To me, the only explanation is envy, or envidia as it’s known in Spain (mixed with a dose of competitiveness). A Spanish friend, Carmela, once declared envidia to be a defining characteristic of the majority of inhabitants of our village in Spain (maybe it’s a national trait?). She believed envidia was at the root of the antipathy shown towards her by many of her old school friends, who resented her success and believed she was now lording it over them. This is a woman whose child had died and who lived every day with that grief; all they could see was her money.
To illustrate the attitude towards Carmela: My English friend Judy worked in a local restaurant (it was a place I found annoying because there were no prices displayed; I would be like a coiled spring before the cuenta was presented, being notoriously careful with my money). One day Carmela had the audacity (bravery) to query the bill after dining with a few friends and Judy was astounded: ‘With all the money she’s got. What does it matter to her?’ Well, Judy, how do you think she got rich in the first place? By not being a fool, that’s how. When I told Carmela how various people thought they could have free access to our money and had tried to stitch us up in various ways, she suggested we tell them: ‘Extranjeros si; tontos no!’ In other words, we might be foreigners, but we’re not idiots.
It was also in Spain that I experienced how envy could lead to covetousness. I’ve only ever come across this in Spain; for that reason, I learnt the word, codicia. People would see something I had (an extendable table, a Scandinavian wood burner, an IKEA potato masher), say, ‘I love that,’ and then ask, ‘Can I buy it off you?’ Excuse me, but why do you think I struggled with loading my bargain table onto the roof rack and drove back from the coast like a nervous wreck worried it might fall off and kill an entire family? Because I like it as well! With the potato masher, the woman asked, ‘Could you get me one like that, por favor?’ and I said, ‘Yes, I got it from el pais de Gales. Give me seven euros and I’ll bring you one back.’
There is also sometimes an expectation that you should hand over your money or belongings just because someone else thinks you’re better off than them. Last year French friends were visiting and the one, who is a close friend of ours, tried to pay the bill for 14 of us in a curry house. Adrian and I obviously refused, an argument ensued and our French friend’s other friends said, ‘Let him pay! He’s rich.’ ‘I don’t care how rich he is,’ I said, ‘he’s not paying for us!’ I didn’t care if he was the richest man in the Universe. Why should he pay for me? For some, however, it seems second nature to take from others. These are the same people who are preternaturally envious and unable to accept what they’ve got but also unwillling to change what they’re doing to gain the objects of their desire legitimately.

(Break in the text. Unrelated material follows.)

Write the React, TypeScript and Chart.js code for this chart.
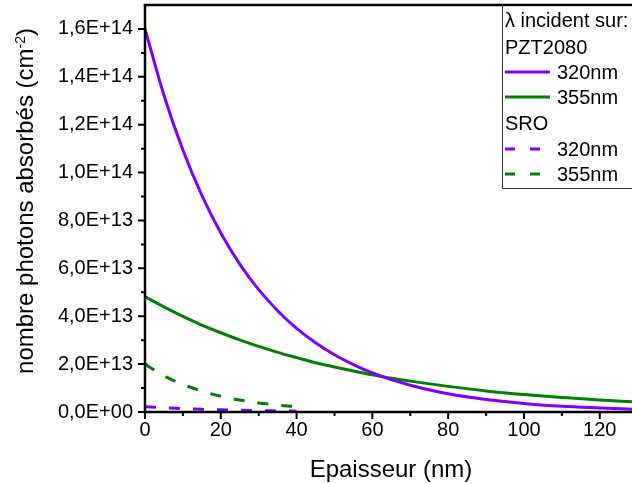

Of course, there’s nothing wrong with admiring something that belongs to someone else. Just don’t then ask if you can have it! These people brush aside the problems that come with wealth. I’d like a chateau for example, but I wouldn’t like the French taxes or the heating bill. I’d also like to be a world-famous singer, with all the money that comes with it, but if a paparazzo hung round my house and wouldn’t give me any peace I’d punch him in the face. I wouldn’t want these people’s lives and I wouldn’t make the sacrifices they’ve made.
But people who think money is everything have no sympathy for the problems wealthy people face; as though the fact of them having money precludes them from the right to some understanding. I remember reading years ago how Charlotte Ford, heir to a massive fortune and the richest woman in America, had a lying, cheating toe-rag for a husband, and I was shocked; shocked to realise that even that incredible wealth couldn’t protect a woman from the pain and suffering of being cheated on by the man who was supposed to love her. I thought, ‘Is no woman safe from being treated that way?’ Others would have thought, ‘Who cares? She’s loaded.’
When will people realise money isn’t everything?